According to Jon Rothstein of CBS Sports, Tracy Abrams is ahead of schedule in rehab and is expected to participate in Illinois' foreign trip this August. The Fighting Illini will play in France and Belgium late this summer, and Abrams' availability will be a great way for Groce to gauge the senior's progress.

Tracy Abrams is pivotal to Illinois' success this upcoming season. Entering his fifth year with the Fighting Illini Basketball program, Abrams has been a key player who has progressed under Groce's coaching campaign. After averaging 4.3 points per game his freshman season, he assumed the roll of starting point guard, following the graduation of Sam Maniscalco.

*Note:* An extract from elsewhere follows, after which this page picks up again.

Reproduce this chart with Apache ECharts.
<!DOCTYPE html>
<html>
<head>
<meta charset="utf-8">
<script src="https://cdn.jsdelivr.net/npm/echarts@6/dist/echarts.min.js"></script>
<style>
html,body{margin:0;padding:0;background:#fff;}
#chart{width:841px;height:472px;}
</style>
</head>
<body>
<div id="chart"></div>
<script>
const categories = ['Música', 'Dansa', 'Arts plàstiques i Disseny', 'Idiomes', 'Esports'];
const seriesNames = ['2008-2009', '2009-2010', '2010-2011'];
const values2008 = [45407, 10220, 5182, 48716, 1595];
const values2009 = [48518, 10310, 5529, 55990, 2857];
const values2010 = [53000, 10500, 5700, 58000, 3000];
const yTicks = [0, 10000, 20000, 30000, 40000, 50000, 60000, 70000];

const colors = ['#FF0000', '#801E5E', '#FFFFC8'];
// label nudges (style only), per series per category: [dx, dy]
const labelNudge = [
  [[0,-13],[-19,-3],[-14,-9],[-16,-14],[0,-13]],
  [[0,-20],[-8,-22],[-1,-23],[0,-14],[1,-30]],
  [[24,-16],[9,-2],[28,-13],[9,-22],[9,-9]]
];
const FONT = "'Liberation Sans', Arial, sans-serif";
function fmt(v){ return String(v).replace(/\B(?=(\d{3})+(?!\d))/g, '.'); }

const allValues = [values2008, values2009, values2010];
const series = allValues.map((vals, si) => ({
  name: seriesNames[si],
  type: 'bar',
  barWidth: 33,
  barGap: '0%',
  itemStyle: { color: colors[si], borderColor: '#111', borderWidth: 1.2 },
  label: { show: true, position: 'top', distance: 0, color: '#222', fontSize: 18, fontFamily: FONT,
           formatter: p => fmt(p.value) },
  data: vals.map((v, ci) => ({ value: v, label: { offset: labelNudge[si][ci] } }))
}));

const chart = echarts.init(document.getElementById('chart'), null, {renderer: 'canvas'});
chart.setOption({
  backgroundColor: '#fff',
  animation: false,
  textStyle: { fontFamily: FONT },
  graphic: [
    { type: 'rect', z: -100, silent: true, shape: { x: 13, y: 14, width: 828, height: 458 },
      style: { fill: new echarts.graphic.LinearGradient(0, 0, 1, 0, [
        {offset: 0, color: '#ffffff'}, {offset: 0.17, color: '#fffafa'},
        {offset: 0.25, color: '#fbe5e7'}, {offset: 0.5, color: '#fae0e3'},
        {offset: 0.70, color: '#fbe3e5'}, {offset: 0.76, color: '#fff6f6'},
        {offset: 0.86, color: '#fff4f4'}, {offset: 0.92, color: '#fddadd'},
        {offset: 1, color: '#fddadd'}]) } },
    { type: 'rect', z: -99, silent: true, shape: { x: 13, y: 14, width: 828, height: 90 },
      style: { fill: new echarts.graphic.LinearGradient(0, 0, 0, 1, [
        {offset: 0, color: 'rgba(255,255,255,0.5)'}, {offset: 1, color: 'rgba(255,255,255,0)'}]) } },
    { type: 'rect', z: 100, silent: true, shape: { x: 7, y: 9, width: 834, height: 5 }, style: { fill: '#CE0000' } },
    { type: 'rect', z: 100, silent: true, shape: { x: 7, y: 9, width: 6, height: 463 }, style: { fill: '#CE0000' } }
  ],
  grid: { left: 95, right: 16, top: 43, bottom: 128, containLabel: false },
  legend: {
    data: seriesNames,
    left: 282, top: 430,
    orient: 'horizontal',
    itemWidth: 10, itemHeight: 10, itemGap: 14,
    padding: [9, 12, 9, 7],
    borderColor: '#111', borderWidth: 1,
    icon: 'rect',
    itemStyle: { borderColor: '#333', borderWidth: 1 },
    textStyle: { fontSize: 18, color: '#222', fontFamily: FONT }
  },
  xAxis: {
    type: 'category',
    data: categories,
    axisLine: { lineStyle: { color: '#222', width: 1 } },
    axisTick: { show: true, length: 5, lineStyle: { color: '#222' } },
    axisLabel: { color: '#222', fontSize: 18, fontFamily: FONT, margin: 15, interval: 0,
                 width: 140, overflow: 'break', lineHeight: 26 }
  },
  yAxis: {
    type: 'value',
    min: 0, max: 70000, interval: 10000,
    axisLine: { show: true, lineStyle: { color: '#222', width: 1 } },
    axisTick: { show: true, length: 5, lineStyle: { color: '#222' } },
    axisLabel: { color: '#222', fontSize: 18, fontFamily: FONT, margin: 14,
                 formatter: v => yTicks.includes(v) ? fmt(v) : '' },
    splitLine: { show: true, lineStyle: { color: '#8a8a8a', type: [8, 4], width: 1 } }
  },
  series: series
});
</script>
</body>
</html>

Tracy Abrams had a stellar sophomore season under Groce but plateaued his junior year. Abrams averaged 10.6 points his second year with the Illini on 39% shooting from the floor. He averaged 3.4 assists per game and shot the ball at 27% from behind the three point line. The last time we saw Abrams in action during the 2013-14 season, his play was somewhat of a letdown for Illini hopefuls. Despite getting more playing time, he nearly averaged the same number of points per game (10.7) and shot the ball worse from the floor (33%). His assists per game fell (3.2), and he failed to improve his three point shooting.

These are things that we must see improve in Abrams' game if the Illini want to be successful next season. Abrams has to be talented enough to score in the lane and from behind the arc, and if his injury becomes a nagging issue, then the Fighting Illini could be in trouble.

That being said, there are a number of things to look forward to in regards to Tracy Abrams' return. For one, the Fighting Illini seem to have had some success in the past when a player is forced to sit out and rebuild. Rayvonte Rice's year on the bench gave him the opportunity to rebuild his body and develop into a superstar player. Abrams will be the only player on next year's roster with roots in the Bruce Weber era. His experience on and off the court should give him some leverage next season, and the helplessness of sitting out all year long should give him the drive to lead his team to victory.

Tracy Abrams has what it takes to give the Fighting Illini just what they're looking for: a return trip to the NCAA Tournament. With a solid looking roster heading into next season, this is Tracy Abrams' team to lead, and his return may be the turning point for the Fighting Illini Basketball program under John Groce.